**The exercise**
Retype exactly the lines from the line containing "Convert this chart to matplotlib code." through the line containing "bulles = [83, 62, 63, 55, 89, 83, 54, 78]", both included, and nothing more; skip the pictures.
** Begin Data excerpts **
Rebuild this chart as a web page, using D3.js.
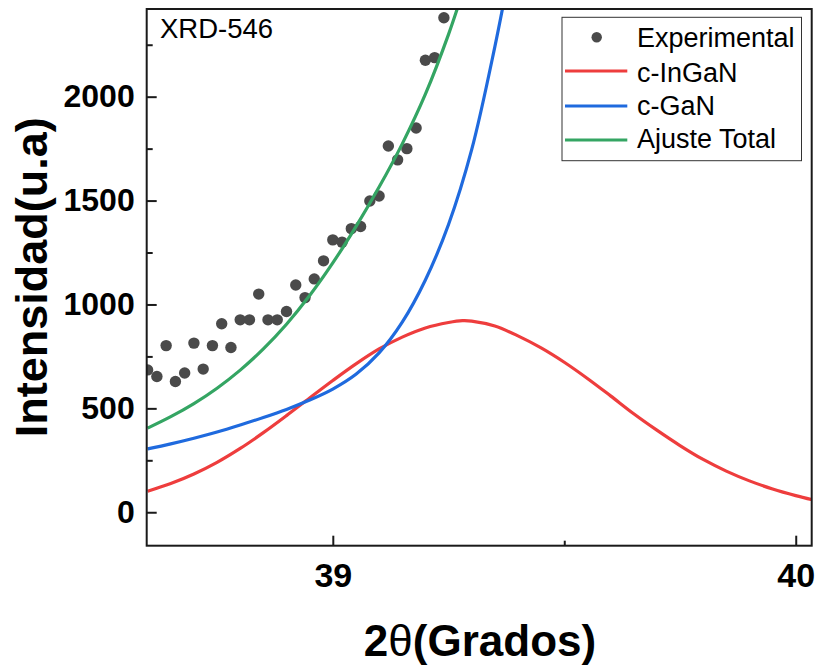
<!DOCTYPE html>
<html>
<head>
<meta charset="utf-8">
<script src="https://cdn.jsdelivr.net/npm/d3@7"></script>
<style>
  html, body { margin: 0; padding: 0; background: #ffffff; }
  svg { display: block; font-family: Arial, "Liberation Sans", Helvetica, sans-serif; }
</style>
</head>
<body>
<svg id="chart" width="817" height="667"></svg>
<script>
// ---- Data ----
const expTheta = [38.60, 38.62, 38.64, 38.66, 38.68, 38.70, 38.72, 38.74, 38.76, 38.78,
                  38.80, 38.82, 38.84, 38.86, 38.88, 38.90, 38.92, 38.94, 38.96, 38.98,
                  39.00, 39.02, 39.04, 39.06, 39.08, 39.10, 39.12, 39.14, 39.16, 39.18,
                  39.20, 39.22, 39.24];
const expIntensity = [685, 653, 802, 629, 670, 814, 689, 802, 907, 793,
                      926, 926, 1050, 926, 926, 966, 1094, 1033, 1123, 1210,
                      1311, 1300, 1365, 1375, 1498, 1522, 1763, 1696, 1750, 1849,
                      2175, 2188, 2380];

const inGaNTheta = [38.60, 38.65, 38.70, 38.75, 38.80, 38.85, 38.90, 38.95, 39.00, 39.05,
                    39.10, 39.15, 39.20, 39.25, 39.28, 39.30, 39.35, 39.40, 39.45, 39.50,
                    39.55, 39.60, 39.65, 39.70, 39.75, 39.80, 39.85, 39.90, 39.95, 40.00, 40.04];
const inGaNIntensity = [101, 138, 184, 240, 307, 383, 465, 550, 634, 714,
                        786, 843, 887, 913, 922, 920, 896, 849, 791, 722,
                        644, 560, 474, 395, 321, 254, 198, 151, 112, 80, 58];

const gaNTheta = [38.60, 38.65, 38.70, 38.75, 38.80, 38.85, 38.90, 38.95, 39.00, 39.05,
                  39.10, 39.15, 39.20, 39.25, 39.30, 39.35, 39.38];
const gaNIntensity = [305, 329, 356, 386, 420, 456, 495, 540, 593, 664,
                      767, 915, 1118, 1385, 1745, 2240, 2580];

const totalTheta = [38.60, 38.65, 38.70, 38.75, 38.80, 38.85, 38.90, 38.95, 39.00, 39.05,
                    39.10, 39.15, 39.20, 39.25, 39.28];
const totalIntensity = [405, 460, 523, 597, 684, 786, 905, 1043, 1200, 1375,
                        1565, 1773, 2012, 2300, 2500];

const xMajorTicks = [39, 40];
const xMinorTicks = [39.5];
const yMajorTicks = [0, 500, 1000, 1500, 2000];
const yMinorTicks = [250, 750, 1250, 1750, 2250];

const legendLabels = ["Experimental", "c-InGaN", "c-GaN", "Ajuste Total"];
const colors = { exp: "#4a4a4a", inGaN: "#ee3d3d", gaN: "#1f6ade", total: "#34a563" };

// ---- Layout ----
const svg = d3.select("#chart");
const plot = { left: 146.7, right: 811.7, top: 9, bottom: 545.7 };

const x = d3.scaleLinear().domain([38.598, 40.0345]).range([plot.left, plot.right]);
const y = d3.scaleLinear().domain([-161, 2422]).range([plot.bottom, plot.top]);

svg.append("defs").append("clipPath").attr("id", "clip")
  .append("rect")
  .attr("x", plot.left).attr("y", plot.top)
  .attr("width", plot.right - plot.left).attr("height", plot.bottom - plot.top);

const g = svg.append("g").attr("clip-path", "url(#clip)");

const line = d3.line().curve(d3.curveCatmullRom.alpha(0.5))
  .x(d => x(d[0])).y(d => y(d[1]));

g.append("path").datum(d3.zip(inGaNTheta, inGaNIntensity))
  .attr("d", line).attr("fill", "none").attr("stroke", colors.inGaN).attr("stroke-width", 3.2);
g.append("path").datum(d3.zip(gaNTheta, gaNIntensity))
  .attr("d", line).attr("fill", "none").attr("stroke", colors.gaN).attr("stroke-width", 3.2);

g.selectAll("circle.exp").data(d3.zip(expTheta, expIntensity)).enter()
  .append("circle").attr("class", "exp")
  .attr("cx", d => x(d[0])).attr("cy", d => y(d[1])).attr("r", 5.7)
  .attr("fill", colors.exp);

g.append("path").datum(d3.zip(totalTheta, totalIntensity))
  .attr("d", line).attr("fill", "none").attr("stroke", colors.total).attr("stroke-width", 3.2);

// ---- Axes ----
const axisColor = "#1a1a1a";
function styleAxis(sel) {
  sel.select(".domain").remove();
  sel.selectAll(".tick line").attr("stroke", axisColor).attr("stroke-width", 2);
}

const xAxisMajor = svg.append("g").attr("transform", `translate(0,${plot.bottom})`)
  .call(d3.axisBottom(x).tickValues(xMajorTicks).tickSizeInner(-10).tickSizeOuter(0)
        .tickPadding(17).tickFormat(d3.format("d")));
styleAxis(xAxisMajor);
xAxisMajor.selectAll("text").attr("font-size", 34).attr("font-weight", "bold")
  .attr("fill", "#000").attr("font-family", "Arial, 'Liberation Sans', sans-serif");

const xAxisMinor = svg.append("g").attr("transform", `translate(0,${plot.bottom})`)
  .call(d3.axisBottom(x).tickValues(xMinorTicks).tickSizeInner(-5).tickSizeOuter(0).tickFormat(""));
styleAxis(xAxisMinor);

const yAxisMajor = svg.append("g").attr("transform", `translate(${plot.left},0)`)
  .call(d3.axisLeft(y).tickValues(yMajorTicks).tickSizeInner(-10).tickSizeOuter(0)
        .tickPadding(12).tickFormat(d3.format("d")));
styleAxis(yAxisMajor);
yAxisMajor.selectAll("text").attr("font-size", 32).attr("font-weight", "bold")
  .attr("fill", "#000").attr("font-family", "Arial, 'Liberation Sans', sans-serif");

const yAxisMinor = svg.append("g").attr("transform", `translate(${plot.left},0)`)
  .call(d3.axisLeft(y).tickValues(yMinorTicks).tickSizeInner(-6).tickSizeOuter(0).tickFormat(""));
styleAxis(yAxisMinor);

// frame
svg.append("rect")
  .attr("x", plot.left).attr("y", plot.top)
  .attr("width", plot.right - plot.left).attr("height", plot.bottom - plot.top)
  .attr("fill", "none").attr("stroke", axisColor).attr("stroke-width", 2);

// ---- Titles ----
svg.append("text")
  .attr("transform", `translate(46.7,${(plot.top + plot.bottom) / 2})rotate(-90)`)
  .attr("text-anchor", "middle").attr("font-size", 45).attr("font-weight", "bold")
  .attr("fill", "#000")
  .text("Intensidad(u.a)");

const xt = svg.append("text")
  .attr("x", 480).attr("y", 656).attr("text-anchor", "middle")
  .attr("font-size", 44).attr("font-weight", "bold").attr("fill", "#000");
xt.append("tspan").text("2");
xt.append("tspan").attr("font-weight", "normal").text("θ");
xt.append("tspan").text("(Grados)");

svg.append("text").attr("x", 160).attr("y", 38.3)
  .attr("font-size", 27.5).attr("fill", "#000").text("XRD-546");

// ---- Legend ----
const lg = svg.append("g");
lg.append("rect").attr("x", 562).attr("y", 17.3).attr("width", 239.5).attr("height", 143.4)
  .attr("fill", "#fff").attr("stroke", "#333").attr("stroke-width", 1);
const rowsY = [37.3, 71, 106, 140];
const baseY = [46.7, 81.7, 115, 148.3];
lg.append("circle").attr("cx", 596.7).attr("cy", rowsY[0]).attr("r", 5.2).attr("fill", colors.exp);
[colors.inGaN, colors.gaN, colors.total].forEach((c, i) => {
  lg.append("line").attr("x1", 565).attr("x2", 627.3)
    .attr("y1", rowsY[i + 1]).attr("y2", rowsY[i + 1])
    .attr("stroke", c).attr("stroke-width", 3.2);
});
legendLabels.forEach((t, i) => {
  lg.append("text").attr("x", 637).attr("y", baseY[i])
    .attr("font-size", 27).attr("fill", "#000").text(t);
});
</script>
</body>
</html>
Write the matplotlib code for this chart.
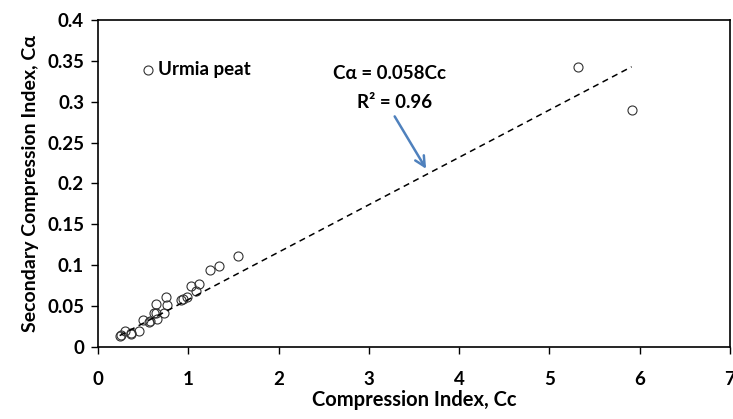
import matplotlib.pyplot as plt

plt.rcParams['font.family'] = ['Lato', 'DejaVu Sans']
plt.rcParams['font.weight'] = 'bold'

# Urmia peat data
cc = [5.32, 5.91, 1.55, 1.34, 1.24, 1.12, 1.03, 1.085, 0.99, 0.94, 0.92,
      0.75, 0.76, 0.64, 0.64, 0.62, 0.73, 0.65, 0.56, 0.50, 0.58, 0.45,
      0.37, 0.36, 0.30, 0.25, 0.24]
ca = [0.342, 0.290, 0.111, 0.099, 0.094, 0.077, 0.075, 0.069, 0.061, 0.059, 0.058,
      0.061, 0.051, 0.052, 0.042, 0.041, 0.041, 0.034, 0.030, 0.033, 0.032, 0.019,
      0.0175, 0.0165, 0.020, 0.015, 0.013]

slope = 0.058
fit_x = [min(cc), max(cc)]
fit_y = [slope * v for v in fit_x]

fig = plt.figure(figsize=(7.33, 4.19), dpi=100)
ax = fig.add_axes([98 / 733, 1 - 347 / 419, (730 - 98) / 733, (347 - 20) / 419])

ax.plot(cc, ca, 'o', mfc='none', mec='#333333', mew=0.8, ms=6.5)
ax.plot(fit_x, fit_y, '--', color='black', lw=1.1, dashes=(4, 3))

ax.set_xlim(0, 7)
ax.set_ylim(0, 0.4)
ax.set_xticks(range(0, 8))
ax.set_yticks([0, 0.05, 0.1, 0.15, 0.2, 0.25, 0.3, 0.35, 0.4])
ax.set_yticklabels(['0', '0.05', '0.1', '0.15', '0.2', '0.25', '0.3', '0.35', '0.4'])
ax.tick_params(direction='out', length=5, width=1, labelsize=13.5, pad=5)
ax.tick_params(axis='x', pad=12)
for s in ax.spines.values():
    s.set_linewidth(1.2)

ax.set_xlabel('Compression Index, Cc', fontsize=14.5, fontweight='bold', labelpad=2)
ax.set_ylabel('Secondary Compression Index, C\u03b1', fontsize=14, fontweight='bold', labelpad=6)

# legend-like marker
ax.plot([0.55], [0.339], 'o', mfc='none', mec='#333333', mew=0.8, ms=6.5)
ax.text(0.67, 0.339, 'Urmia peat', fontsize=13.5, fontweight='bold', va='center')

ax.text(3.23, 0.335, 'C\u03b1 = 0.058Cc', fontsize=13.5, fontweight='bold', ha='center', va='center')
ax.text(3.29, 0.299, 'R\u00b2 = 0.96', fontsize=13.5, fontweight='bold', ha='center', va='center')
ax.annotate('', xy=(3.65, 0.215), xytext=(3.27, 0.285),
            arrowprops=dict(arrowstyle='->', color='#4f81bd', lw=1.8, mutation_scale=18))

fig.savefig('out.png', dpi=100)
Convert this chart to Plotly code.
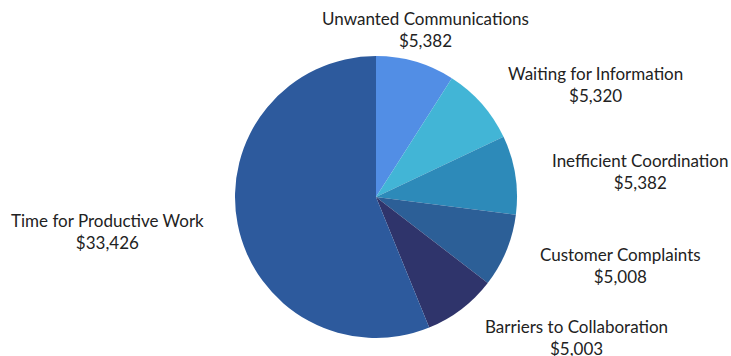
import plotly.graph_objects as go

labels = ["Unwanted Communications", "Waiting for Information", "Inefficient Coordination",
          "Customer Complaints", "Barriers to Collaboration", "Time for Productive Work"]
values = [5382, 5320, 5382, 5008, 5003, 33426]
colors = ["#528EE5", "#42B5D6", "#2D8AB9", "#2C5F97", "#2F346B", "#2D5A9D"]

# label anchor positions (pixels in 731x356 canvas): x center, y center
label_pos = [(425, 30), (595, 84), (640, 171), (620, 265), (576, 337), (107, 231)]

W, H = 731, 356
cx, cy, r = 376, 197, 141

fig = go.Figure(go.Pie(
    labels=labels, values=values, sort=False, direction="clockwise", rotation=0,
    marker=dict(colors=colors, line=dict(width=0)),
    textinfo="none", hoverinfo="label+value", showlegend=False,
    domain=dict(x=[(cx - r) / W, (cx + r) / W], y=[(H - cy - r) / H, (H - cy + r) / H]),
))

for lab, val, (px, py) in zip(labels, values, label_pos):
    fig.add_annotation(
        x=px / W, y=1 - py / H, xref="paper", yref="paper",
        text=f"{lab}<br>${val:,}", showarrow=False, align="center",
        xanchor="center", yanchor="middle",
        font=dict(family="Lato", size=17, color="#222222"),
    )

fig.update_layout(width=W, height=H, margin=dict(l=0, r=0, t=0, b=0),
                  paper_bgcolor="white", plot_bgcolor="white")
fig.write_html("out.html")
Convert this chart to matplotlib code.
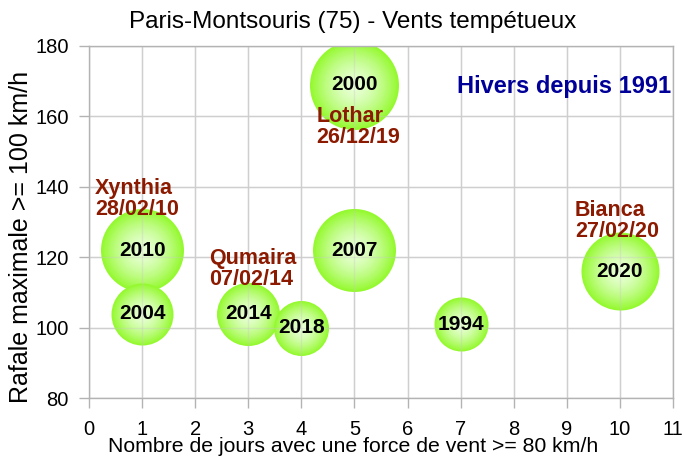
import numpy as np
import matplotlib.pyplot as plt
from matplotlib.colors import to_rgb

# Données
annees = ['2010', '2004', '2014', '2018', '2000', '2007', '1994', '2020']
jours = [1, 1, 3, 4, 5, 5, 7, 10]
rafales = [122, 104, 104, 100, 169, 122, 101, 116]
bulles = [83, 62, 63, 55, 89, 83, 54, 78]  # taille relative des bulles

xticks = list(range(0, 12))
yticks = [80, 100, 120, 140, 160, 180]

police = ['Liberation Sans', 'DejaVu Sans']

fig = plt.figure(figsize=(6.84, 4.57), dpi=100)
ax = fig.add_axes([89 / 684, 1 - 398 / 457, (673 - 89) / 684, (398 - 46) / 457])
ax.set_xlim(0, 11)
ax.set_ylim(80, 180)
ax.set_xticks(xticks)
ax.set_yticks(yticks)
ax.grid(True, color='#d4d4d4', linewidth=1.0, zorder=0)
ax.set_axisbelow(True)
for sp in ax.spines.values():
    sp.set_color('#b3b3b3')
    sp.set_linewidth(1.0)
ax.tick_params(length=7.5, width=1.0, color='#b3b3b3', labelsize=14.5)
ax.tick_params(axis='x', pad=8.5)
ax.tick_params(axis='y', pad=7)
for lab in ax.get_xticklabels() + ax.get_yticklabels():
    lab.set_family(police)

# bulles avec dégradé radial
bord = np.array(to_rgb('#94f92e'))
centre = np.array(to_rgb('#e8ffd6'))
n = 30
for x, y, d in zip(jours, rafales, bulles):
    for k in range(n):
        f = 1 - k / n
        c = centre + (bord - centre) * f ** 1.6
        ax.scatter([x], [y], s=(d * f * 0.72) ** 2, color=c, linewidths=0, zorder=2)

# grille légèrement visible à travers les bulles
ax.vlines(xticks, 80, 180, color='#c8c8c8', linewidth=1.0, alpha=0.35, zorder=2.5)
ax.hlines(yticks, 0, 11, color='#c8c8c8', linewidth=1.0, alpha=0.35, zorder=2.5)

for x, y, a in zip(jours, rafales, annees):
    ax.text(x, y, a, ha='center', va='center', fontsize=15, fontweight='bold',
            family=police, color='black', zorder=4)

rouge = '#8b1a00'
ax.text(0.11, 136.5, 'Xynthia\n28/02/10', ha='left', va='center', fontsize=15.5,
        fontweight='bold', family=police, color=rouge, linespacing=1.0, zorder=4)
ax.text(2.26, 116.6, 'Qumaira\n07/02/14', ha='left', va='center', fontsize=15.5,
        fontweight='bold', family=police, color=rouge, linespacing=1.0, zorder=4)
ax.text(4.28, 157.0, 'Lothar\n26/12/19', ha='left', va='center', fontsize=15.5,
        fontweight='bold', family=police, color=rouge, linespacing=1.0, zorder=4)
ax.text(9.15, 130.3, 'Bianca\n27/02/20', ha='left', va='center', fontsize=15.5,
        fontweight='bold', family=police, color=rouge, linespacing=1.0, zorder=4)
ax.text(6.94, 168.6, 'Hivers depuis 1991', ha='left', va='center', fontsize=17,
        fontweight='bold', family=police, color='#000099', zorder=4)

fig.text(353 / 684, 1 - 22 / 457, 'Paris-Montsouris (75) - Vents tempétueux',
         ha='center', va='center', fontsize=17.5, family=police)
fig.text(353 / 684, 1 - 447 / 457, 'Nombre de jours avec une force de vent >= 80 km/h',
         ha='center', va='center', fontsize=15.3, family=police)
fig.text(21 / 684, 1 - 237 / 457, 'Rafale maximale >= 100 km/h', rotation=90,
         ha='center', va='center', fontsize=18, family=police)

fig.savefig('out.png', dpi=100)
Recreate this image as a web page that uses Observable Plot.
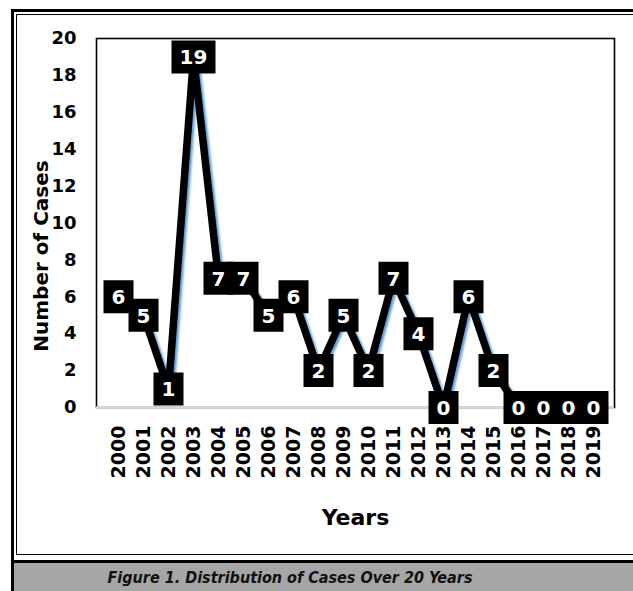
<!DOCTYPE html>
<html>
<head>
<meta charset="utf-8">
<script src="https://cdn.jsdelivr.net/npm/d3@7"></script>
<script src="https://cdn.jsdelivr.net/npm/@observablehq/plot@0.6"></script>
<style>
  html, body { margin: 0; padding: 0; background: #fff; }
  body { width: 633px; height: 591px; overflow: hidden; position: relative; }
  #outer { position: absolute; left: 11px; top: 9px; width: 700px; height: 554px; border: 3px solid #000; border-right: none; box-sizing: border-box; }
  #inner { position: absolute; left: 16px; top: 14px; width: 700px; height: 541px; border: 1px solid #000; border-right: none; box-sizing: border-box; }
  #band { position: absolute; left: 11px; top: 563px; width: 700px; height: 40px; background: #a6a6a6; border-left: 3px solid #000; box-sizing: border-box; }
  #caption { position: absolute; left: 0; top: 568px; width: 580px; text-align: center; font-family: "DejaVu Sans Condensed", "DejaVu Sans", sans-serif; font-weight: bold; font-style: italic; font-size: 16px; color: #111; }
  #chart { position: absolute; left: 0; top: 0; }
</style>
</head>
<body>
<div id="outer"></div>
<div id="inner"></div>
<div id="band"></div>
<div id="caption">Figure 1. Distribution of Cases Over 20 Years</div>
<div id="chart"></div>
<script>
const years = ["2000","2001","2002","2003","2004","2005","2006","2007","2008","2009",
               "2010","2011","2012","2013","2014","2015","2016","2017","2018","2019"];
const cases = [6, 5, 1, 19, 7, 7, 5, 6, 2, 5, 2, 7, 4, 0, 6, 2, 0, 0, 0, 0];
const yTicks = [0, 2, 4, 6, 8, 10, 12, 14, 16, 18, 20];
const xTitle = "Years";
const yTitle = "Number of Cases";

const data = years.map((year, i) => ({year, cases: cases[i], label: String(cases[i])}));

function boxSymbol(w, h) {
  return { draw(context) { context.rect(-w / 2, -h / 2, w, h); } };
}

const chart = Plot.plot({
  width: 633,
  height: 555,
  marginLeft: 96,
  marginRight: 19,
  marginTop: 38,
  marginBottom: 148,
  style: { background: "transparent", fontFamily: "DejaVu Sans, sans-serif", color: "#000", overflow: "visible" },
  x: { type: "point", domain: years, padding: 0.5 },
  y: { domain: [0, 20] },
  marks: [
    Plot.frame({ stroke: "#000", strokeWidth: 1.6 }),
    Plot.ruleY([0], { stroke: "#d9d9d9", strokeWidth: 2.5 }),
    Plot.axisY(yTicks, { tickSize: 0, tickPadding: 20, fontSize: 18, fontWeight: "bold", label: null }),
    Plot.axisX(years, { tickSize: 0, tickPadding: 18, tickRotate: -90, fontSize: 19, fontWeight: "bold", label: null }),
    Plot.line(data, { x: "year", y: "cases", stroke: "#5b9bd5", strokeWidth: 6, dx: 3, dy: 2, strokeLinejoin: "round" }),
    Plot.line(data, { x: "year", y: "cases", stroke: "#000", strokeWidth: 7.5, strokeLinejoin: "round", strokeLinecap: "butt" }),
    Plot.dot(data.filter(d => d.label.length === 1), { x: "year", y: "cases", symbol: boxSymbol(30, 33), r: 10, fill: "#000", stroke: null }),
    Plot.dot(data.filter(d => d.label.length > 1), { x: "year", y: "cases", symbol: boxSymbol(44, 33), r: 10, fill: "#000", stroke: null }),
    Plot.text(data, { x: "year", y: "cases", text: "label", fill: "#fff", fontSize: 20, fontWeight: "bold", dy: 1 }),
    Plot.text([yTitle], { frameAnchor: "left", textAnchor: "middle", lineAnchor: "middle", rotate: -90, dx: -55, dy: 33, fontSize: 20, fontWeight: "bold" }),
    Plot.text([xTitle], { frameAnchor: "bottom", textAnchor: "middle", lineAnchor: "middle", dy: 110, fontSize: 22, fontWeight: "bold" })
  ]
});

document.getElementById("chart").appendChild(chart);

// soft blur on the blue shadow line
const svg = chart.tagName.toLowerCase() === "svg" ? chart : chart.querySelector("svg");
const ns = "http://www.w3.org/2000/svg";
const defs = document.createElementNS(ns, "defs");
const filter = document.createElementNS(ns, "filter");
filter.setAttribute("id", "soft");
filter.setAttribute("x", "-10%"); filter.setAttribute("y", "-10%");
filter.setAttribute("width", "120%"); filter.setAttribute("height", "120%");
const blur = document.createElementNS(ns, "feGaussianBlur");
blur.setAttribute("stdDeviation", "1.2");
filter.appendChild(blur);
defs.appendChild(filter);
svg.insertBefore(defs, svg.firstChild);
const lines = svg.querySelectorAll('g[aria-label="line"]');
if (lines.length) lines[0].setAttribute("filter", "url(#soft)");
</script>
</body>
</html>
** End Data excerpts **
**Written solution**
Convert this chart to matplotlib code.
import numpy as np
import matplotlib.pyplot as plt
from matplotlib.colors import to_rgb

# Données
annees = ['2010', '2004', '2014', '2018', '2000', '2007', '1994', '2020']
jours = [1, 1, 3, 4, 5, 5, 7, 10]
rafales = [122, 104, 104, 100, 169, 122, 101, 116]
bulles = [83, 62, 63, 55, 89, 83, 54, 78]  # taille relative des bulles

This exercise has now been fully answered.